=== Goal ===
Your job is to retype all of the data word for word, leaving every image out.

=== Information supplied ===
►

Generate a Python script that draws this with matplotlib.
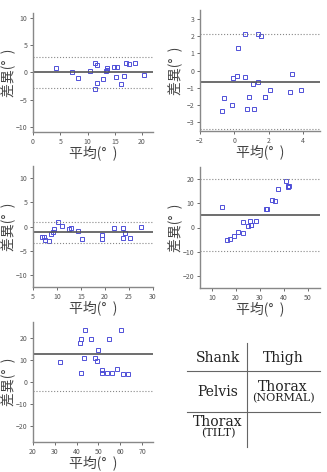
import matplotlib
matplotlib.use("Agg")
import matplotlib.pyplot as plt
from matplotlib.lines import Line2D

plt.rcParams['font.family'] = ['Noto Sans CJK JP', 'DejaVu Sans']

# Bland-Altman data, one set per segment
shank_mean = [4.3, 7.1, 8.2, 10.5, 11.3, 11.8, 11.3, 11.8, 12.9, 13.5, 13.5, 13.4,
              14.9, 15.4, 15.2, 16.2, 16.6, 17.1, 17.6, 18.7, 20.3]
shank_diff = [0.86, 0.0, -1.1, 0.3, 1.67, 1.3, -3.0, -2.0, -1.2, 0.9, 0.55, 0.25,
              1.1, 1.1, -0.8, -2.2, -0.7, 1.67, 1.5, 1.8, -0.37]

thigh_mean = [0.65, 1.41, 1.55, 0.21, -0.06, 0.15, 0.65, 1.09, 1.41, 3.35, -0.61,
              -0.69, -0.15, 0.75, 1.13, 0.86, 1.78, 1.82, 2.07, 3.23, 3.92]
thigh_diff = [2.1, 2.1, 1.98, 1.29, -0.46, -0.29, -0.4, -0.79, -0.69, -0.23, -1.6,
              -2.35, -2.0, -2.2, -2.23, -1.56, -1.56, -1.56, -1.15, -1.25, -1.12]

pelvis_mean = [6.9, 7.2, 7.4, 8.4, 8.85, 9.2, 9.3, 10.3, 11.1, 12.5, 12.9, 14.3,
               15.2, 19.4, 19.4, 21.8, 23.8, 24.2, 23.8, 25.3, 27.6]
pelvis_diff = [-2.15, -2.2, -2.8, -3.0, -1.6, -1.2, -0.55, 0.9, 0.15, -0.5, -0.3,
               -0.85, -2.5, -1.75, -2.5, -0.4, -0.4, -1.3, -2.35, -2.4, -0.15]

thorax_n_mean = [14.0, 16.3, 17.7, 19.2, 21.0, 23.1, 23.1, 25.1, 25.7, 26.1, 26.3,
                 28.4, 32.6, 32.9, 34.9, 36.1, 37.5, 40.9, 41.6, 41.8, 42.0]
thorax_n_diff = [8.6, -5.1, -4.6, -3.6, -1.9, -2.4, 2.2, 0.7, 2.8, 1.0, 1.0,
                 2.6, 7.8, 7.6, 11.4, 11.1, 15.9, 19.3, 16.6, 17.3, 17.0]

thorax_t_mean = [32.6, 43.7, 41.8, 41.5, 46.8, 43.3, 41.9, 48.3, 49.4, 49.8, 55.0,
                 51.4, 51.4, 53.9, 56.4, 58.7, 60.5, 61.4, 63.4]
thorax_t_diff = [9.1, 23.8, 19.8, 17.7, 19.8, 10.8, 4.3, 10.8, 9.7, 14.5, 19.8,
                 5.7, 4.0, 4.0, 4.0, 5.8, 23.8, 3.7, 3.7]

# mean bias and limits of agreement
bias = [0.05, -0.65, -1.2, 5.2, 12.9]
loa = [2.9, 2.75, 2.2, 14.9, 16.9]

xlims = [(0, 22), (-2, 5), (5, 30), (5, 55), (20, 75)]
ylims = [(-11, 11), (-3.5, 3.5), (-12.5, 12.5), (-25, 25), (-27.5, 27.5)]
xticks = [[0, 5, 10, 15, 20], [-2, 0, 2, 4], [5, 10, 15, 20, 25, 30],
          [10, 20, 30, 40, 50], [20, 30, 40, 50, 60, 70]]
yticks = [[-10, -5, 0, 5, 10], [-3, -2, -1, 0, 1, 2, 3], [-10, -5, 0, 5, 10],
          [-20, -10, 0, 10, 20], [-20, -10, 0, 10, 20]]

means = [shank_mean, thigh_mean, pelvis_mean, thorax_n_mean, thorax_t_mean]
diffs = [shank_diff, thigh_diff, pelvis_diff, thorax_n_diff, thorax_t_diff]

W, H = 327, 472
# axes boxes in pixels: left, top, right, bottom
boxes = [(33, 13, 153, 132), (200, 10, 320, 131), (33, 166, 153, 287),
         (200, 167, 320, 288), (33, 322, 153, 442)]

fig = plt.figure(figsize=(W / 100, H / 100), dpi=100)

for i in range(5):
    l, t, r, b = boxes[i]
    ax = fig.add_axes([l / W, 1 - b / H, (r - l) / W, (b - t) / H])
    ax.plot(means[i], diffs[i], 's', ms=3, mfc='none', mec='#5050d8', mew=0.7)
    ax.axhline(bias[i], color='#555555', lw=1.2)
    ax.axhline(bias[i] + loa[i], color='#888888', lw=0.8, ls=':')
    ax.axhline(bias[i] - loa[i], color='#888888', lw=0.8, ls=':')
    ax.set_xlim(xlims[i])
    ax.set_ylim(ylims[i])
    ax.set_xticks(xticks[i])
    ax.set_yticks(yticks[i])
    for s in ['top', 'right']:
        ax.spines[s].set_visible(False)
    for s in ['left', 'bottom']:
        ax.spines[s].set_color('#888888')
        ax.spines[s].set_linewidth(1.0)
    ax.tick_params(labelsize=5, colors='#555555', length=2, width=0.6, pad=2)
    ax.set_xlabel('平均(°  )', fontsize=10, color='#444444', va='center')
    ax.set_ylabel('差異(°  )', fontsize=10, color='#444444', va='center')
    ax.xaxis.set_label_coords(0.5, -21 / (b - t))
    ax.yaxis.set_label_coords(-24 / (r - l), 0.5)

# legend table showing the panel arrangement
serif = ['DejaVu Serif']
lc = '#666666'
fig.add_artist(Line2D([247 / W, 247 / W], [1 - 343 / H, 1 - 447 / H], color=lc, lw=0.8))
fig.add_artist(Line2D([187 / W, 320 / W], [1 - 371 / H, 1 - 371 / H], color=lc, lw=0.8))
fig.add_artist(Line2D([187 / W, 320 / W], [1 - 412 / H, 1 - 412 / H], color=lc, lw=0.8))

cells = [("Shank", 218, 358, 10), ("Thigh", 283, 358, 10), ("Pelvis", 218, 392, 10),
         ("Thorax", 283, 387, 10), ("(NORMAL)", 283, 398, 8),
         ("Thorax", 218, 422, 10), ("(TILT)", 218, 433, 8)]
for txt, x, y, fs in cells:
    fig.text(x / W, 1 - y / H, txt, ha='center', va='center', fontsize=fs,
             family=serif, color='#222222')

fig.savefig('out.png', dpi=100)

◄

=== Solution to this exercise ===
Generate a Python script that draws this with matplotlib.
import matplotlib
matplotlib.use("Agg")
import matplotlib.pyplot as plt
from matplotlib.lines import Line2D

plt.rcParams['font.family'] = ['Noto Sans CJK JP', 'DejaVu Sans']

# Bland-Altman data, one set per segment
shank_mean = [4.3, 7.1, 8.2, 10.5, 11.3, 11.8, 11.3, 11.8, 12.9, 13.5, 13.5, 13.4,
              14.9, 15.4, 15.2, 16.2, 16.6, 17.1, 17.6, 18.7, 20.3]
shank_diff = [0.86, 0.0, -1.1, 0.3, 1.67, 1.3, -3.0, -2.0, -1.2, 0.9, 0.55, 0.25,
              1.1, 1.1, -0.8, -2.2, -0.7, 1.67, 1.5, 1.8, -0.37]

thigh_mean = [0.65, 1.41, 1.55, 0.21, -0.06, 0.15, 0.65, 1.09, 1.41, 3.35, -0.61,
              -0.69, -0.15, 0.75, 1.13, 0.86, 1.78, 1.82, 2.07, 3.23, 3.92]
thigh_diff = [2.1, 2.1, 1.98, 1.29, -0.46, -0.29, -0.4, -0.79, -0.69, -0.23, -1.6,
              -2.35, -2.0, -2.2, -2.23, -1.56, -1.56, -1.56, -1.15, -1.25, -1.12]

pelvis_mean = [6.9, 7.2, 7.4, 8.4, 8.85, 9.2, 9.3, 10.3, 11.1, 12.5, 12.9, 14.3,
               15.2, 19.4, 19.4, 21.8, 23.8, 24.2, 23.8, 25.3, 27.6]
pelvis_diff = [-2.15, -2.2, -2.8, -3.0, -1.6, -1.2, -0.55, 0.9, 0.15, -0.5, -0.3,
               -0.85, -2.5, -1.75, -2.5, -0.4, -0.4, -1.3, -2.35, -2.4, -0.15]

thorax_n_mean = [14.0, 16.3, 17.7, 19.2, 21.0, 23.1, 23.1, 25.1, 25.7, 26.1, 26.3,
                 28.4, 32.6, 32.9, 34.9, 36.1, 37.5, 40.9, 41.6, 41.8, 42.0]
thorax_n_diff = [8.6, -5.1, -4.6, -3.6, -1.9, -2.4, 2.2, 0.7, 2.8, 1.0, 1.0,
                 2.6, 7.8, 7.6, 11.4, 11.1, 15.9, 19.3, 16.6, 17.3, 17.0]

thorax_t_mean = [32.6, 43.7, 41.8, 41.5, 46.8, 43.3, 41.9, 48.3, 49.4, 49.8, 55.0,
                 51.4, 51.4, 53.9, 56.4, 58.7, 60.5, 61.4, 63.4]
thorax_t_diff = [9.1, 23.8, 19.8, 17.7, 19.8, 10.8, 4.3, 10.8, 9.7, 14.5, 19.8,
                 5.7, 4.0, 4.0, 4.0, 5.8, 23.8, 3.7, 3.7]

# mean bias and limits of agreement
bias = [0.05, -0.65, -1.2, 5.2, 12.9]
loa = [2.9, 2.75, 2.2, 14.9, 16.9]

xlims = [(0, 22), (-2, 5), (5, 30), (5, 55), (20, 75)]
ylims = [(-11, 11), (-3.5, 3.5), (-12.5, 12.5), (-25, 25), (-27.5, 27.5)]
xticks = [[0, 5, 10, 15, 20], [-2, 0, 2, 4], [5, 10, 15, 20, 25, 30],
          [10, 20, 30, 40, 50], [20, 30, 40, 50, 60, 70]]
yticks = [[-10, -5, 0, 5, 10], [-3, -2, -1, 0, 1, 2, 3], [-10, -5, 0, 5, 10],
          [-20, -10, 0, 10, 20], [-20, -10, 0, 10, 20]]

means = [shank_mean, thigh_mean, pelvis_mean, thorax_n_mean, thorax_t_mean]
diffs = [shank_diff, thigh_diff, pelvis_diff, thorax_n_diff, thorax_t_diff]

W, H = 327, 472
# axes boxes in pixels: left, top, right, bottom
boxes = [(33, 13, 153, 132), (200, 10, 320, 131), (33, 166, 153, 287),
         (200, 167, 320, 288), (33, 322, 153, 442)]

fig = plt.figure(figsize=(W / 100, H / 100), dpi=100)

for i in range(5):
    l, t, r, b = boxes[i]
    ax = fig.add_axes([l / W, 1 - b / H, (r - l) / W, (b - t) / H])
    ax.plot(means[i], diffs[i], 's', ms=3, mfc='none', mec='#5050d8', mew=0.7)
    ax.axhline(bias[i], color='#555555', lw=1.2)
    ax.axhline(bias[i] + loa[i], color='#888888', lw=0.8, ls=':')
    ax.axhline(bias[i] - loa[i], color='#888888', lw=0.8, ls=':')
    ax.set_xlim(xlims[i])
    ax.set_ylim(ylims[i])
    ax.set_xticks(xticks[i])
    ax.set_yticks(yticks[i])
    for s in ['top', 'right']:
        ax.spines[s].set_visible(False)
    for s in ['left', 'bottom']:
        ax.spines[s].set_color('#888888')
        ax.spines[s].set_linewidth(1.0)
    ax.tick_params(labelsize=5, colors='#555555', length=2, width=0.6, pad=2)
    ax.set_xlabel('平均(°  )', fontsize=10, color='#444444', va='center')
    ax.set_ylabel('差異(°  )', fontsize=10, color='#444444', va='center')
    ax.xaxis.set_label_coords(0.5, -21 / (b - t))
    ax.yaxis.set_label_coords(-24 / (r - l), 0.5)

# legend table showing the panel arrangement
serif = ['DejaVu Serif']
lc = '#666666'
fig.add_artist(Line2D([247 / W, 247 / W], [1 - 343 / H, 1 - 447 / H], color=lc, lw=0.8))
fig.add_artist(Line2D([187 / W, 320 / W], [1 - 371 / H, 1 - 371 / H], color=lc, lw=0.8))
fig.add_artist(Line2D([187 / W, 320 / W], [1 - 412 / H, 1 - 412 / H], color=lc, lw=0.8))

cells = [("Shank", 218, 358, 10), ("Thigh", 283, 358, 10), ("Pelvis", 218, 392, 10),
         ("Thorax", 283, 387, 10), ("(NORMAL)", 283, 398, 8),
         ("Thorax", 218, 422, 10), ("(TILT)", 218, 433, 8)]
for txt, x, y, fs in cells:
    fig.text(x / W, 1 - y / H, txt, ha='center', va='center', fontsize=fs,
             family=serif, color='#222222')

fig.savefig('out.png', dpi=100)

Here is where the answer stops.